> [The request]
Copy out each line featuring the string "with" from the entries beneath.

> [Data for this exercise]
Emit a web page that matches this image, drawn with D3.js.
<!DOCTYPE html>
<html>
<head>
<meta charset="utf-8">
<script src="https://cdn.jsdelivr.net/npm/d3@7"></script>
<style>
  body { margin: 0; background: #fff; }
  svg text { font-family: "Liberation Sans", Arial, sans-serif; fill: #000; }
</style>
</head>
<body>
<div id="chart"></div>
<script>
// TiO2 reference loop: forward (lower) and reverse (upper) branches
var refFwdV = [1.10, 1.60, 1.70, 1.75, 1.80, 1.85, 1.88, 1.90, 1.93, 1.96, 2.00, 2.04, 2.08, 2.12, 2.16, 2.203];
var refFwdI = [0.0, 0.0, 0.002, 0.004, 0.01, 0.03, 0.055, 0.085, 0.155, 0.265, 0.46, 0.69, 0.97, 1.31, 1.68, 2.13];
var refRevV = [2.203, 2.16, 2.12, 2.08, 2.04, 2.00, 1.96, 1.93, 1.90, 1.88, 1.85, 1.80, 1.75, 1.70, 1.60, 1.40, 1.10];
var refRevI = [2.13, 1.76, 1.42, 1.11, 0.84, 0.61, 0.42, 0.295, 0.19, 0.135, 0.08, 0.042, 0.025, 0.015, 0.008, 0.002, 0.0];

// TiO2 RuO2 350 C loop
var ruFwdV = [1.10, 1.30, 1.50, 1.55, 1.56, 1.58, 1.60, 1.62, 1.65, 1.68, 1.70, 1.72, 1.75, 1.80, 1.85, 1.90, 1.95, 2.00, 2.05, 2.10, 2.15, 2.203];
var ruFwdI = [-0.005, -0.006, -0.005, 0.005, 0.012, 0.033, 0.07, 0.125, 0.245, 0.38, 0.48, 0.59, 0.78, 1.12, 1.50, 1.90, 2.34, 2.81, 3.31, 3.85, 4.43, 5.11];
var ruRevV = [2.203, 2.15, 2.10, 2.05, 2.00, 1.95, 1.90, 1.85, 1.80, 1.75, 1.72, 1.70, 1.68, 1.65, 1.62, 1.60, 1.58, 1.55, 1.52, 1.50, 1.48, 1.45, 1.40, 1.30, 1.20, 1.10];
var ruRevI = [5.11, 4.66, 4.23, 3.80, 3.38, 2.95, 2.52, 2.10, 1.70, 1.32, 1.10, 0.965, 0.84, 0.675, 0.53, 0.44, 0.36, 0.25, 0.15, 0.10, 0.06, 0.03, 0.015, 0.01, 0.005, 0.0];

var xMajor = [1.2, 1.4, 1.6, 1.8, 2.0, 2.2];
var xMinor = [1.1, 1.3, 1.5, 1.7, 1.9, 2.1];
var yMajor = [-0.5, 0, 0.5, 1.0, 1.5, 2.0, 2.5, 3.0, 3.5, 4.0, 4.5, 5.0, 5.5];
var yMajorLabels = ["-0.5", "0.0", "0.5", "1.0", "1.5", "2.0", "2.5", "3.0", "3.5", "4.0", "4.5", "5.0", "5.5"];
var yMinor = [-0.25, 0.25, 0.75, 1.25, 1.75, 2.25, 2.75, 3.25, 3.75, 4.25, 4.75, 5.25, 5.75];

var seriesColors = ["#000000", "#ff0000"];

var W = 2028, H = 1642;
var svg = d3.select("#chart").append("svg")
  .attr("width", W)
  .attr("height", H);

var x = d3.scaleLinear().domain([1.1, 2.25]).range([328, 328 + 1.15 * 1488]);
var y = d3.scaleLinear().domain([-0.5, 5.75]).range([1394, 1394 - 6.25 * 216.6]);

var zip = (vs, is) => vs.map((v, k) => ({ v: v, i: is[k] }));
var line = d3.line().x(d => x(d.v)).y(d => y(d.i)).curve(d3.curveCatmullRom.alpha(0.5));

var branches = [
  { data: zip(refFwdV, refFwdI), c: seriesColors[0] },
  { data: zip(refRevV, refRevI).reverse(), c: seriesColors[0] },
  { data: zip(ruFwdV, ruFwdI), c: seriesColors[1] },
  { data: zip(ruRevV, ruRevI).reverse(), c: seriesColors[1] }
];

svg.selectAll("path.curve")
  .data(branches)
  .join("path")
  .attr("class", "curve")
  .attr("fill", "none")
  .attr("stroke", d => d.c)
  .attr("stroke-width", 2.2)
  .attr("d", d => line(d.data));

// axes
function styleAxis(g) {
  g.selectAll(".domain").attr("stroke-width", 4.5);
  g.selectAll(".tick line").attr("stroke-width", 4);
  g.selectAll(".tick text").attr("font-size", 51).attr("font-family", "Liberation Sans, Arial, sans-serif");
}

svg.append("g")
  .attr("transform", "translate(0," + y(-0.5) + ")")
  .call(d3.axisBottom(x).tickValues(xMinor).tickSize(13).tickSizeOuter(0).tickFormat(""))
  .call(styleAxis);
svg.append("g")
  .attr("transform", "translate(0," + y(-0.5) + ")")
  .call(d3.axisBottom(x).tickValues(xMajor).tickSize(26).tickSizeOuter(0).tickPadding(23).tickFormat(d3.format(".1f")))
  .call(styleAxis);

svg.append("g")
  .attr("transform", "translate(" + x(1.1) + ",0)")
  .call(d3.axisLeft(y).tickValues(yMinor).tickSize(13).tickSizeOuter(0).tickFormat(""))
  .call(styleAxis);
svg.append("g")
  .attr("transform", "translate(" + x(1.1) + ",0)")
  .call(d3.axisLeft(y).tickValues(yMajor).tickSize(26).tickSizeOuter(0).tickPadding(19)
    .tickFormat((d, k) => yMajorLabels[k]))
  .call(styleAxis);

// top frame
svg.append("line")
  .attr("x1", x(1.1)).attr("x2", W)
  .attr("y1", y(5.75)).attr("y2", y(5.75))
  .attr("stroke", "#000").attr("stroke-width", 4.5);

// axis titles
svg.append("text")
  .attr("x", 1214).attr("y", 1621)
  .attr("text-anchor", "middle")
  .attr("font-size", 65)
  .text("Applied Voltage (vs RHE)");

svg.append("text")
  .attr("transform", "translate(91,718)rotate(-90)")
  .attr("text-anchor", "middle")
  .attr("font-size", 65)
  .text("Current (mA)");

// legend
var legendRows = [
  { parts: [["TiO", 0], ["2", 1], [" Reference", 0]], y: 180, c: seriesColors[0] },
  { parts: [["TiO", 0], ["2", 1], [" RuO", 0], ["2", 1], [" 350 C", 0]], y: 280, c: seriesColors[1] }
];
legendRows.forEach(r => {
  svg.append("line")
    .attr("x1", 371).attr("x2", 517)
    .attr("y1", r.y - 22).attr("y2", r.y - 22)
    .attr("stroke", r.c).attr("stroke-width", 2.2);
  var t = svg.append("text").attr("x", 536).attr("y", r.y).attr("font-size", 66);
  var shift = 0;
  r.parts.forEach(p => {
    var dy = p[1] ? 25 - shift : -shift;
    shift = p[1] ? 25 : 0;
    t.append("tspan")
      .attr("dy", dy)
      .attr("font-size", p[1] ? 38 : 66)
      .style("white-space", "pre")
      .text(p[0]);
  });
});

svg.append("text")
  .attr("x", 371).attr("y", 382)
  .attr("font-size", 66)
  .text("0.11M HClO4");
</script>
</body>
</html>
--
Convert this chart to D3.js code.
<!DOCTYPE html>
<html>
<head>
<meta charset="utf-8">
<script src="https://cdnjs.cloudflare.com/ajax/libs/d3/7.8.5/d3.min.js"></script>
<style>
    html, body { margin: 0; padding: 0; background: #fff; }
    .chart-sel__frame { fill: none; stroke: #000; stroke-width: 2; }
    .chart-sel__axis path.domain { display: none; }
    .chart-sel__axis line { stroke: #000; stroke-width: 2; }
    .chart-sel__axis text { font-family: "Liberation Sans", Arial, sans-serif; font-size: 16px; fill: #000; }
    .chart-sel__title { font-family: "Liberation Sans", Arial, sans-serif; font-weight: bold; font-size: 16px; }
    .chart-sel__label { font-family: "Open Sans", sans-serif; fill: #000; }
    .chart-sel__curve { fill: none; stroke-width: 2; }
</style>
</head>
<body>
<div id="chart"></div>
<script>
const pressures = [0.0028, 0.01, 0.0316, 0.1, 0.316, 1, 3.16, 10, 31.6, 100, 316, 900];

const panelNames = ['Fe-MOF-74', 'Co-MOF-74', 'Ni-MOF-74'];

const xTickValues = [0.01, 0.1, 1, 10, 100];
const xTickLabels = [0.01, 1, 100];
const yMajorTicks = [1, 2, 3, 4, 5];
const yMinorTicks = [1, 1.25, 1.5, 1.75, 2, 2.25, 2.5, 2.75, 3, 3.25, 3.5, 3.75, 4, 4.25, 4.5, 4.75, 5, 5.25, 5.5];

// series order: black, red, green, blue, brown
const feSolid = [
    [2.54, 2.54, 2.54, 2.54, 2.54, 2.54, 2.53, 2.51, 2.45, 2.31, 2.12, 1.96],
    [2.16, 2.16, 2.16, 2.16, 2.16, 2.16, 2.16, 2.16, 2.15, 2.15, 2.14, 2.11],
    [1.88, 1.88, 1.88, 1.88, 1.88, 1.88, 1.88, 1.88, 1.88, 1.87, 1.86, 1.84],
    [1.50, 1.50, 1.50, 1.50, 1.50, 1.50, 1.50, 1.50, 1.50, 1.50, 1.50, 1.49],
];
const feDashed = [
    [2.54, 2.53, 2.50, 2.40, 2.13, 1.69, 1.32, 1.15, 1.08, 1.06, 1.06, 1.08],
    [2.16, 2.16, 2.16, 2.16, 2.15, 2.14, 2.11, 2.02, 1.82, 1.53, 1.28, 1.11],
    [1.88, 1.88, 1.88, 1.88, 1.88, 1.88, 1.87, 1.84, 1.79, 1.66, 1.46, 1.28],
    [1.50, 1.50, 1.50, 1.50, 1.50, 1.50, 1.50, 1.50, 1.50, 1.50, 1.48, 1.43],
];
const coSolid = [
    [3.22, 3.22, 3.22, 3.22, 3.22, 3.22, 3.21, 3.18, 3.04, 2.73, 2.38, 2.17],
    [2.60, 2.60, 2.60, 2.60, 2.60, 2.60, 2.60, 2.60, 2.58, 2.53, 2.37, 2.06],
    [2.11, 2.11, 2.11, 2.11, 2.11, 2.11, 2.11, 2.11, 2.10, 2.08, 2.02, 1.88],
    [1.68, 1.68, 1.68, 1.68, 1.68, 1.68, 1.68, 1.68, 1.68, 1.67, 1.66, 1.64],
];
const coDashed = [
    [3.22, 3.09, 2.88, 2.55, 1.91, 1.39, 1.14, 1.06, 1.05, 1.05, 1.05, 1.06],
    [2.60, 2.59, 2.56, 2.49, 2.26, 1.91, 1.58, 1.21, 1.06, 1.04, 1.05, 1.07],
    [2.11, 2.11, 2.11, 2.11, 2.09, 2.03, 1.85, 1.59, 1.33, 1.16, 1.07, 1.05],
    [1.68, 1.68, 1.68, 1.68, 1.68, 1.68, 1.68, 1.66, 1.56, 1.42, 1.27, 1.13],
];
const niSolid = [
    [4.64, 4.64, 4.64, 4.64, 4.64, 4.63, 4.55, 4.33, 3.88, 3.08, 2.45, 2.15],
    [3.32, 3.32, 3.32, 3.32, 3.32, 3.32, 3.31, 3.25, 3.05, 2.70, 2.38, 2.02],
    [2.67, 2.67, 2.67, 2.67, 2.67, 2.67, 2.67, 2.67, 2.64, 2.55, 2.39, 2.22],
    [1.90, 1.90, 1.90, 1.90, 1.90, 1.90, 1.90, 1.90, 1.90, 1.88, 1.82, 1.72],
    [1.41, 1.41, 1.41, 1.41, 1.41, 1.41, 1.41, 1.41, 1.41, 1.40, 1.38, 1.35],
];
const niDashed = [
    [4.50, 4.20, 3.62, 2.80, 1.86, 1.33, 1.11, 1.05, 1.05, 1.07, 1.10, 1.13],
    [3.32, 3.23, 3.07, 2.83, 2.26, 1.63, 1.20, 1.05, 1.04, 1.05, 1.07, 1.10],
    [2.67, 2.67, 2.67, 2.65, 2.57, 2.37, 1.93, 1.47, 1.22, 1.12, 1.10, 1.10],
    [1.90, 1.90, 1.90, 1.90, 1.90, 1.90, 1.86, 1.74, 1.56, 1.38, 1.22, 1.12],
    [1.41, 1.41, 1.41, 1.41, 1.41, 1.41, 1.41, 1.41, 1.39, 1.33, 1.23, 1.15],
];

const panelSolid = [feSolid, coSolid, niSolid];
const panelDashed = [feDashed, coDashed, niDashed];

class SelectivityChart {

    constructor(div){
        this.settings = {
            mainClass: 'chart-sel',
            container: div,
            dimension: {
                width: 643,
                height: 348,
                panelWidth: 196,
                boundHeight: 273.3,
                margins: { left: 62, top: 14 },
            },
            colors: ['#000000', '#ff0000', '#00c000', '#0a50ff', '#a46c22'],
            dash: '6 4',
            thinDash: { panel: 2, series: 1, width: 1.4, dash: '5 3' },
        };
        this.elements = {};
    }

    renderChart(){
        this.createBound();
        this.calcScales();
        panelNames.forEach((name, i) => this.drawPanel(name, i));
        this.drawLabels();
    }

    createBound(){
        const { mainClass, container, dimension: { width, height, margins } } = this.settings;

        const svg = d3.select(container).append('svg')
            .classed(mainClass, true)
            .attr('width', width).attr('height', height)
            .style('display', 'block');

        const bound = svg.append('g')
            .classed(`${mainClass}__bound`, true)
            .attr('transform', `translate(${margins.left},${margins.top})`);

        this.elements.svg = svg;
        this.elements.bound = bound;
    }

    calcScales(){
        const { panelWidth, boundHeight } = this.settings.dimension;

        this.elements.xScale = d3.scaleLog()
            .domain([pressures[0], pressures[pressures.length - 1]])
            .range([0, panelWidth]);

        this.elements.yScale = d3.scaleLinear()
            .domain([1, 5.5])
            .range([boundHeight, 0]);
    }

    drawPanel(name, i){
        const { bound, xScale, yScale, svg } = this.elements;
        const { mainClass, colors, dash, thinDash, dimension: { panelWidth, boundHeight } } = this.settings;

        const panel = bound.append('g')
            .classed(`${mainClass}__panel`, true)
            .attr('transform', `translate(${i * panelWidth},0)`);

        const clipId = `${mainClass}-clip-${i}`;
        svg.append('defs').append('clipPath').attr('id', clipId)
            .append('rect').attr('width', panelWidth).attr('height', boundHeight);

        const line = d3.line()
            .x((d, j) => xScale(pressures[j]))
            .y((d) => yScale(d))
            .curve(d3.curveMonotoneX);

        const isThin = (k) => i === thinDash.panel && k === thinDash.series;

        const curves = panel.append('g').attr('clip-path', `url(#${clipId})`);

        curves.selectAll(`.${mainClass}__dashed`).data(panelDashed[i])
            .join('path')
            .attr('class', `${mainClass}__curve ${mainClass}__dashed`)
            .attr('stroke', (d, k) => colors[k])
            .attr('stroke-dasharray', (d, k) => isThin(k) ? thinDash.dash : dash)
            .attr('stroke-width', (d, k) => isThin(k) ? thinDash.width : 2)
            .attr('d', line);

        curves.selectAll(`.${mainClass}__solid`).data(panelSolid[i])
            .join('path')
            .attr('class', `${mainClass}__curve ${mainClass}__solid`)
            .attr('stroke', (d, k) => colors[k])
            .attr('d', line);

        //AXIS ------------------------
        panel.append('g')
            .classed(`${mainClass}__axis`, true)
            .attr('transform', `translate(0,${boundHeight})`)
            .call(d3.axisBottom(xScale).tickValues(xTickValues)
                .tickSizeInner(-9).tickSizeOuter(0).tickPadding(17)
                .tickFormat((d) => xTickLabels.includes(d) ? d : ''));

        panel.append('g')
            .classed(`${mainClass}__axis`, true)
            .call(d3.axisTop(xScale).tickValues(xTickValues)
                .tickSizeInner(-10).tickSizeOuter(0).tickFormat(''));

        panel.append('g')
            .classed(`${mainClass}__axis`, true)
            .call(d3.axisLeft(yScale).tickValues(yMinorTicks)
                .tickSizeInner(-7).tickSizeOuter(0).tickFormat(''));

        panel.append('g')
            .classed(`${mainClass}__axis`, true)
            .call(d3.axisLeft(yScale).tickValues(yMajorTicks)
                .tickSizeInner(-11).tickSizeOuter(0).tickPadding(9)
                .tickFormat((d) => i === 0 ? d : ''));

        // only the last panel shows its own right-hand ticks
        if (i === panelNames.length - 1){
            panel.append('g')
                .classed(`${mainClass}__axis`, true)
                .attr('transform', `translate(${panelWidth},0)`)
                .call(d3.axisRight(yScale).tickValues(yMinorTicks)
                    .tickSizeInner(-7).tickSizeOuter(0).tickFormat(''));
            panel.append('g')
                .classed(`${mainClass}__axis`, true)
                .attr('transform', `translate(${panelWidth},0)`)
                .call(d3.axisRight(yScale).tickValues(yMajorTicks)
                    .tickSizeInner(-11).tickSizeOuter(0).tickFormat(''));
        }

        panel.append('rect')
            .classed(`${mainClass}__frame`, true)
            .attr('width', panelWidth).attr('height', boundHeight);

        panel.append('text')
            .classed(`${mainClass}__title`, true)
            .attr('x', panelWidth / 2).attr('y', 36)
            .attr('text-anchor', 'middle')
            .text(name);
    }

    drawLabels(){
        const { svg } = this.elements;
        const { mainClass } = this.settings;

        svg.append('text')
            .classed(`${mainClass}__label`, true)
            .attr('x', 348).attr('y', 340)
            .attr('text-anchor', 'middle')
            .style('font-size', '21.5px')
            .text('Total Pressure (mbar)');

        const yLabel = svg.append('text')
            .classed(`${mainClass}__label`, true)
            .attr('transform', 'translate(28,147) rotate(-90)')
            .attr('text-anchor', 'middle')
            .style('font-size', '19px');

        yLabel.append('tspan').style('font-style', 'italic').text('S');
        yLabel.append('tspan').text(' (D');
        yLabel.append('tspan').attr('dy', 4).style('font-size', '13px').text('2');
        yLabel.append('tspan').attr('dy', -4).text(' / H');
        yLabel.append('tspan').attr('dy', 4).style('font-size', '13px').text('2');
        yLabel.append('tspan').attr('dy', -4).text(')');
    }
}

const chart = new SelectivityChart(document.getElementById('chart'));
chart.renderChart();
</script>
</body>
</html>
==
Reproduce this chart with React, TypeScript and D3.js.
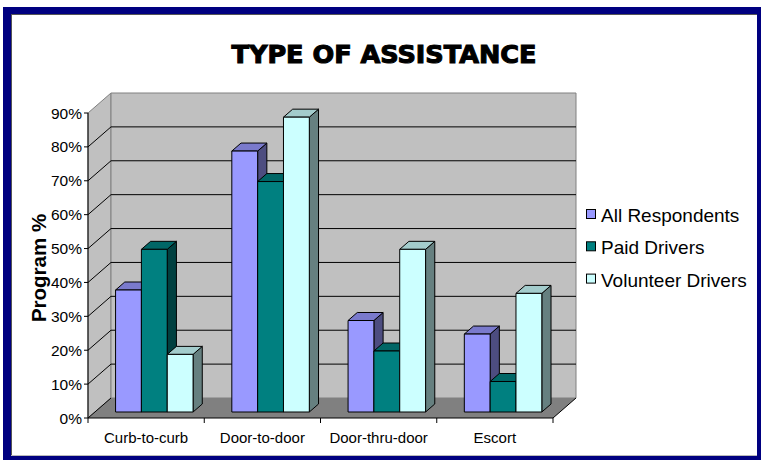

> [Expected answer]
Emit a web page that matches this image, drawn with D3.js.
Reproduce this chart with React, TypeScript and D3.js.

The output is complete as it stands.